I recently needed to retrieve the latest log for a specific device in a Phoenix app. Simple, use DISTINCT ON right?
Nope! DISTINCT ON should be used carefully as it works great on an empty database but will have horrible performance when you get a large number of records in the table.
In my case I was saving streaming logs to a table that could be searched and analyzed later. However I needed to frequently fetch the latest log for a set of devices. While bulk insert allows me to batch streaming logs together and then insert them many at a time how can I query the table to get the last log for each device? My naive version looked like this:
Repo.all(from l in Logs, where: l.device_id in ^ids, distinct: l.device_id, order_by: [desc: l.updated_at])
This is simple and easily returns the latest log for the specified devices. However it performs horribly, especially on data such as logs that may have millions of rows. Query times of 10+ seconds are possible with half a million rows.
In my case we didn’t have to have the very last log available to query so batching them together for a minute or two and doing a bulk update was a possibility. I ended up adding a foreign key to the device table itself that could be updated to point to a specific log entry.

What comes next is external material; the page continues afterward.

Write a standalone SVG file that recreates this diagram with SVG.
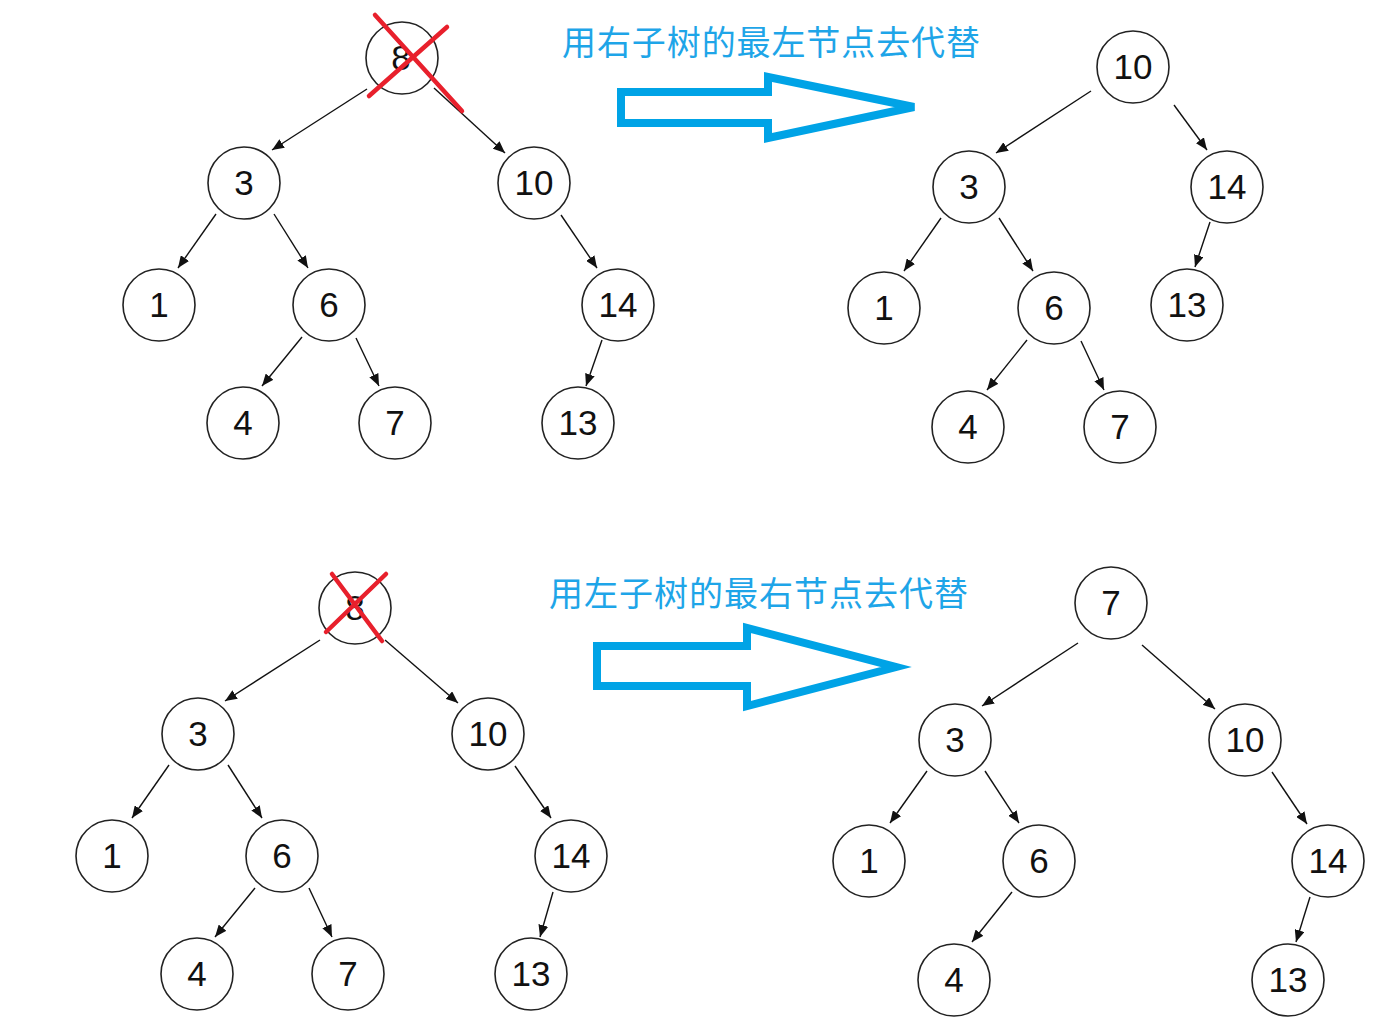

on_conflict: :replace_all isn’t possible because I only have the device ID at the time I’m inserting the log and I definitely don’t want to query devices every time I insert logs. Neither could I use
Repo.update_all/2 as it is meant to update many rows to the same value, what I need is to update many rows with their own values.
Luckily there’s a way to do this using Postgres and Ecto allows us to run raw SQL queries for complex use cases such as this.
Assuming we have two tables that look like this:
defmodule MyApp.Device do use MyApp.Web, :model schema "devices" do field :name, :string belongs_to :last_log, MyApp.Log end end defmodule MyApp.Log do use MyApp.Web, :model schema "logs" do field :data, :string field :time, Timex.Ecto.DateTime end end
We can insert the data as shown below. Note that since this is a raw query you’ll need to coerce
log_ids to whatever
Postgrex expects. Likely integer but may be
Ecto.UUID if you use uuids for your keys.
# not shown: use Repo.insert_all to save logs, then deduplicate them so we have the latest log for each device device_ids = [1, 2, 3] log_ids = [5000, 6001, 6003] sql = """ UPDATE devices SET last_log_id = tmp.last_log_id FROM (SELECT unnest($1::integer) AS id, unnest($2::integer) AS last_log_id) AS tmp WHERE devices.id = tmp.id """ Ecto.Adapters.SQL.query(Repo, sql, [device_ids, log_ids])
Now reading the data is simple and super fast: whenever we fetch the device records we can select logs by their primary key. Storing the data is fast too, a few milliseconds to update a batch of devices to point to their latest log.